What You’ll Need
For this tutorial you’ll only need two things
Why a rooted phone? Rooting an Android phone simply means modifying
your phone so that applications can have root (administrator) access to
the Android operating system. Titanium Backup requires root access to
Android in order to effectively backup every aspect of the system. If
Titanium Backup did not have root access it would not be able to access
systems files to backup system data and it would not be able to access
restricted applications in order to copy the application itself and
(sometimes) the data for backup.
Installing Titanium Backup
If your phone is rooted and Superuser
is installed, installing Titanium Backup is a breeze
Performing Your First Backup
Once Titanium Backup in installed and you’ve repeated “I will not
click on buttons that perform unfamiliar tasks!” three times, you’re
ready for your first backup. Click on the Backup/Restore tab. Click the Menu button on your phone. From the menu that pops up at the bottom of the screen select Batch. From the large Batch menu select [RUN] Backup all user apps + system data.
You can opt to only backup user apps or system data by themselves, but
we installed Titanium Backup so we could do fast and total backups of
our entire system and we suggest you do the same—it’s no fun to find out
one data catastrophe too late that the thing you really wanted backed
up wasn’t.
Once you select your backup roster, you’ll be prompted one more time.
Titanium Backup wants to know if you want to kill the active apps or
exclude them. You can also choose not to include certain applications in
the backup. Since we have nothing pressing going on in any of our
active applications we opted to Kill active apps and left all applications checked. Comprehensive backup is where it’s at. When you’re done with the batch selection menu click Run the batch operation.

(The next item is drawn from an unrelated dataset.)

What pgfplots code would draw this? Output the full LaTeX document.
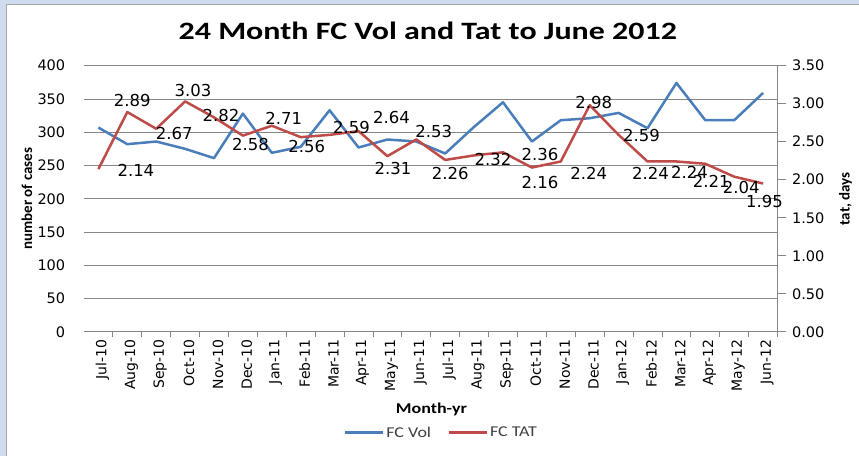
\documentclass[border=0pt]{standalone}
\usepackage{fontspec}
\usepackage{graphicx}
\usepackage{pgfplots}
\usepackage{pgfplotstable}
\pgfplotsset{compat=1.18}
\setmainfont{Carlito}
\newfontfamily\dejavu{DejaVu Sans}
\definecolor{volblue}{RGB}{74,126,187}
\definecolor{tatred}{RGB}{190,75,72}
\definecolor{gridgray}{RGB}{134,134,134}
\definecolor{slideblue}{RGB}{207,219,239}

\pgfplotsset{/pgf/number format/assume math mode=true}

% i = month index (Jul-10 = 0), vol = cases, tat = days, dx/dy = label offset (pt, dy up)
\pgfplotstableread{
i  vol  tat   dx    dy
0  307  2.14  37.5  -1.5
1  282  2.89  5     12
2  286  2.67  18    -4.5
3  275  3.03  8     11
4  261  2.82  7     2
5  328  2.58  7.5   -8.6
6  269  2.71  12    7
7  278  2.56  6     -9.5
8  333  2.59  22    7.6
9  277  2.64  33    13.4
10 289  2.31  5.6   -12
11 286  2.53  17.5  8
12 268  2.26  5     -14
13 308  2.32  19    -4.5
14 345  2.36  37    -2
15 286  2.16  8     -15
16 318  2.24  28    -12
17 321  2.98  4     3
18 329  2.59  23    -1
19 306  2.24  3     -12
20 374  2.24  13    -11
21 318  2.21  6     -18
22 318  2.04  7     -10.5
23 359  1.95  1.5   -18
}\tatdata

\begin{document}
\begin{tikzpicture}
\fill[slideblue] (0,0) rectangle (859pt,-456pt);
\fill[white] (7pt,-5pt) rectangle (859pt,-456pt);
\draw[gray!70, line width=1pt] (7pt,-456pt) -- (7pt,-5pt) -- (859pt,-5pt);
\useasboundingbox (0,0) rectangle (859pt,-456pt);

% left axis: FC Vol
\begin{axis}[
  at={(84pt,-332pt)}, anchor=south west,
  width=694pt, height=266.3pt, scale only axis,
  clip=false,
  xmin=-0.5, xmax=23.5, ymin=0, ymax=400,
  axis x line*=bottom, axis y line*=left,
  y axis line style={draw=none},
  x axis line style={gridgray, line width=0.8pt},
  ytick={0,50,...,400},
  ymajorgrids, grid style={gridgray, line width=0.8pt},
  ytick style={draw=none},
  xtick={0,...,23},
  xticklabels={Jul-10,Aug-10,Sep-10,Oct-10,Nov-10,Dec-10,Jan-11,Feb-11,Mar-11,Apr-11,May-11,Jun-11,
               Jul-11,Aug-11,Sep-11,Oct-11,Nov-11,Dec-11,Jan-12,Feb-12,Mar-12,Apr-12,May-12,Jun-12},
  major x tick style={draw=none},
  minor xtick={0.5,1.5,...,23.5},
  minor x tick style={gridgray, line width=0.8pt},
  tick align=outside, minor tick length=5pt,
  xticklabel style={font=\dejavu\fontsize{14}{16}\selectfont, rotate=90, anchor=east, yshift=-4pt},
  yticklabel style={font=\dejavu\fontsize{14.5}{17}\selectfont, xshift=-11pt},
  title={\scalebox{1.28}[1]{24 Month FC Vol and Tat to June 2012}},
  title style={at={(axis description cs:0.4957,1.108)}, anchor=center,
               font=\bfseries\fontsize{25}{30}\selectfont},
  xlabel={\scalebox{1.2}[1]{Month-yr}},
  xlabel style={at={(axis description cs:0.501,-0.293)}, anchor=center,
                font=\bfseries\fontsize{15}{18}\selectfont},
  ylabel={number of cases},
  ylabel style={at={(axis description cs:-0.0821,0.5)}, anchor=center,
                font=\bfseries\fontsize{15}{18}\selectfont},
]
\addplot[volblue, line width=2.5pt, line join=round, no markers] table[x=i, y=vol] {\tatdata};
\end{axis}

% right axis: FC TAT
\begin{axis}[
  at={(84pt,-332pt)}, anchor=south west,
  width=694pt, height=266.3pt, scale only axis,
  clip=false,
  xmin=-0.5, xmax=23.5, ymin=0, ymax=3.5,
  axis x line=none, axis y line*=right,
  y axis line style={gridgray, line width=0.8pt},
  ytick={0,0.5,...,3.5},
  ytick style={gridgray, line width=0.8pt},
  tick align=outside, major tick length=8pt,
  yticklabel style={font=\dejavu\fontsize{14.5}{17}\selectfont, xshift=3pt,
    /pgf/number format/fixed, /pgf/number format/fixed zerofill,
    /pgf/number format/precision=2},
  ylabel={tat, days},
  ylabel style={at={(axis description cs:1.098,0.5)}, anchor=center,
                font=\bfseries\fontsize{15}{18}\selectfont},
  legend columns=2,
  legend style={at={(axis description cs:0.515,-0.379)}, anchor=center, draw=none,
                fill=none, inner sep=0pt, font=\fontsize{15}{18}\selectfont, text=black!75,
                /tikz/every even column/.append style={column sep=14pt}},
  legend image code/.code={\draw[#1] (0pt,0pt) -- (38pt,0pt);},
]
\addlegendimage{volblue, line width=3pt}
\addlegendentry{\scalebox{1.2}[1]{FC Vol}}
\addplot[tatred, line width=2.5pt, line join=round, no markers,
  nodes near coords={\pgfmathprintnumber[fixed,fixed zerofill,precision=2]{\pgfplotspointmeta}},
  visualization depends on={\thisrow{dx} \as \ldx},
  visualization depends on={\thisrow{dy} \as \ldy},
  every node near coord/.append style={font=\dejavu\fontsize{16.5}{19}\selectfont,
    text=black, anchor=center, xshift=\ldx pt, yshift=\ldy pt},
  legend image post style={line width=3pt},
] table[x=i, y=tat] {\tatdata};
\addlegendentry{\scalebox{1.2}[1]{FC TAT}}
\end{axis}
\end{tikzpicture}
\end{document}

Depending on the processing power of your phone and the number of
applications you have installed the initial backup process can take
anywhere between a minute or two to a quarter hour or more. Plug your
phone in to charge and leave it be until it’s done. When’s complete
you’ll see the Backup/Restore menu again. Now instead
of a bunch of caution triangles beside each application (the not-backed
up indicator) you’ll see a variety of smiley faces and check marks. If
you’re curious what each smiley face and other marks means, click the Menu button and then click Legend
to get a run down. If you see all red/M, yellow/M smileys, and check
marks, everything was backed up as intended. If you see caution
triangles mixed in there it’s time to run the batch again—unless the
missing backups are the apps you didn’t want to kill and/or excluded
from the batch list.
If everything looks good, what now? Navigate to /TitaniumBackup/
on your SD card; there you’ll find all your backups. Copy the entire
directory to your computer for safekeeping, sync it to your cloud
storage, or otherwise back it up. Titanium Backup is only worth as much
as the backups you keep. No backups after a catastrophic data lose (that
may or may not have taken your SD card with it), no restoration points
to work with.
That’s it! Your first backup is complete! From here you can Schedules
tab and schedule a weekly backup (upgrade to Pro to enjoy a more
flexible and unlimited scheduling system). You can also tap on an
individual app in the Backup/Restore list at any time to perform an immediate and one-off backup.
Restoring a Backup
When it comes time to restore there are several options. Just like
you can batch backup everything on your phone you can also batch restore
everything. Navigate to the batch menu you as you did above by going to
Menu-> Batch while on the Backup/Restore screen.
Scroll down until you see the Restore subheading. There you can select
the option that suits your batch restoration needs just as you did for
your batch backup needs—see the first two panels of the above image.
A less drastic approach, let’s say you just want to restore your
Angry Birds unlocked levels that have gone missing in action, is to tap
on an individual application in the Backup/Restore list and click Restore—see the last panel above the above image.